Fietsklimaat in 2000

De gemeente Maastricht voldeed in 2000 op het aspect verkeersveiligheid aan de in de Fietsbalans gestelde norm. Daarnaast kende het Maastrichtse fietsklimaat in 2000 meer sterke kanten: ook de concurrentiepositie van de fiets ten opzichte van de auto en het beleid op papier kregen het oordeel ‘goed’.

De aspecten die in 2000 duidelijk voor verbetering vatbaar waren, zijn duidelijk uit het spinnenwebdiagram af te lezen. Het betrof in de eerste plaats het zeer lage fietsgebruik. Slecht scoorde Maastricht op comfort (wegdek) en comfort (hinder). Op de andere aspecten (directheid,stedelijke dichtheid en fietserstevredenheid) scoorde Maastricht matig.
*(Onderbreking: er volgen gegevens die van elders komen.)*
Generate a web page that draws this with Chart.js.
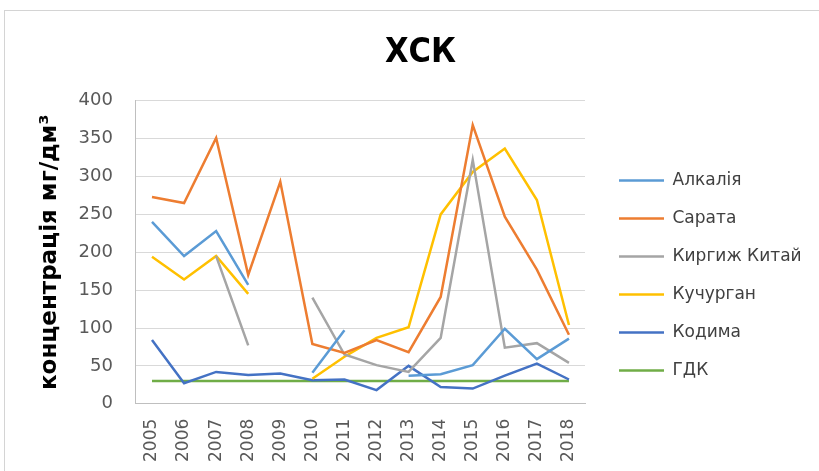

Bij deze eerste Fietsbalans ontbrak het oordeel over de aantrekkelijkheid, want de bijbehorende geluidsmeting mislukte. Ook was er nog geen oordeel over fietsparkeren, want dat werd toen nog niet onderzocht.

Fietsklimaat in 2006

In 2006 heeft de fiets een zeer goede concurrentiepositie ten opzichte van de auto en hebben fietsers een heel laag risico op een ernstig ongeval. De stedelijke dichtheid is goed. Ondanks die goede voorwaarden is het fietsgebruik laag. En er zijn opvallend veel fietsers ontevreden over het fietsklimaat. Op de routes worden zij vaak geconfronteerd met slecht wegdek en geluidhinder. De directheid, het comfort (hinder) en de fietsparkeervoorzieningen zijn matig. Het gemeentelijke beleid op papier scoort slecht.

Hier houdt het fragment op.